Thursday, April 02, 2009

Back from SCH

I just got back from Scottish Churches House in Dunblane. It is a lovely ecumenical centre in the heart of historic Dunblane, opposite a Church of Scotland Cathedral, and not far from Stirling castle. It is an ideal retreat for small groups or a good study retreat and conveniently located between Glasgow and Edinburgh.

At the "Grasping Nettles Session" moderated by Liz Templeton, Helen Bond (Edinburgh Uni) and I discussed the topic "The Bible: Literal Truth or Metaphor". The first part was about the Gospels generally and Helen and I pretty much agreed that the Gospels include history and interpretation interweaved throughout. Although I took the more Bauckhamesque line of seeing eyewitnesses involved in creating and (to a degree) controlling the transmission of the tradition beneath the Gospels. In the second part, we briefly discussed the passion narratives and while we agreed on the basic historical outline (arrest, Jewish hearing, Roman trial, execution) we took slightly different slants on the history of the specific details. I, for instance, argued for the authenticity of Mk. 14.62 since (1) I don't think Jesus was the first one to link Daniel 7 and Psalm 110 in a messianic testimonium and the blasphemy charge is similar to what Rabbi Akiba was accused of when he said that the plural of "thrones" in Dan. 7.9 refers to one throne for the messiah and another throne for Yahweh, so Mk. 14.62 is not necessarily a Christian retrojection and it is plausible in a purely Jewish context; and (2) Jesus' words in the verse (or something very much like it) makes sense of the wider narrative to me which shifts naturally from an allegation about speaking against the temple, to a messianic question, to Jesus' affirmation of his status, which in turn led to the decision to hand him over to the Romans. Still, Helen did raise a good question as to what sources we have for the trial narratives as we have to ask whether any of Jesus' followers really knew what transpired at the trial itself (though on this see James Dunn, Jesus Remembered). It was a great little discussion and we finished up with a good exchange over the resurrection. It was a very nice audience, some probing questions were asked, I've never met so many Quakers before, and Helen is a very engaging speaker (incidentally she has a T&T Clark book on Jesus coming out in the distant future The Historical Jesus: A Guide for the Perplexed and she's giving one of the main papers at BNTC this year). My daughter Alexis was also dying to know if Helen was married to a guy called "James".

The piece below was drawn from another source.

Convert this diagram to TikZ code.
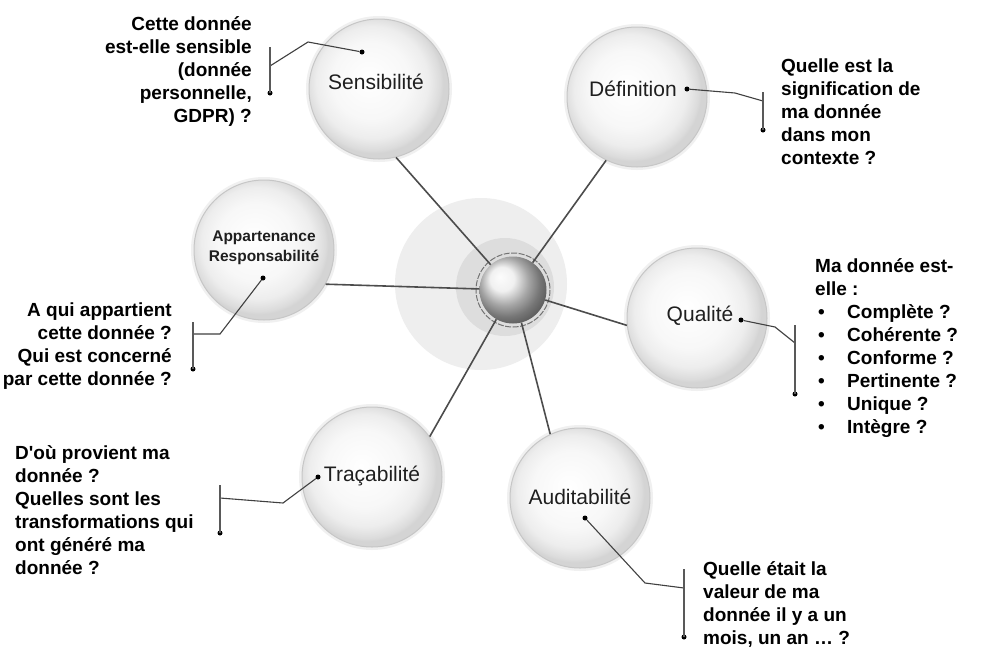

My family and I stayed at SCH that night which was refreshing, I wish I was staying on at SCH that day because they had a really great session on "The Bible - Transcending Division" which included a seminar panel consisting of a Russian orthodox priest, a Church of Scotland Minister, an Episcopalian, and a Catholic Priest all discussing the role of Scripture in their tradition. I would have enjoyed that discussion. That morning I had a very pleasant surprise when I bumped into none other than Dr. Mark Elliott (St. Andrews Uni) and Dr. Allison Jack (Edinburgh Uni) in the High Street of Dunblane. We had coffee there and then they took me to Leighton Library which is a small library left by the former bishop of Dunblane Robert Leighton (1611-84) which had some very rare and very old books. I noticed that on the shelves were accounts about the Council of Ephesus (451). Then later on I had the pleasure of having lunch with Nick Batzig and his wife Anna who were in town for a Jonathan Edwards conference and it was good to meet one of the young rising stars in the PCA.

1 comment:

Helen Bond said...

Hi Alexis,
Yes, James is tall, dark and handsome and likes his martinis shaken, not stirred.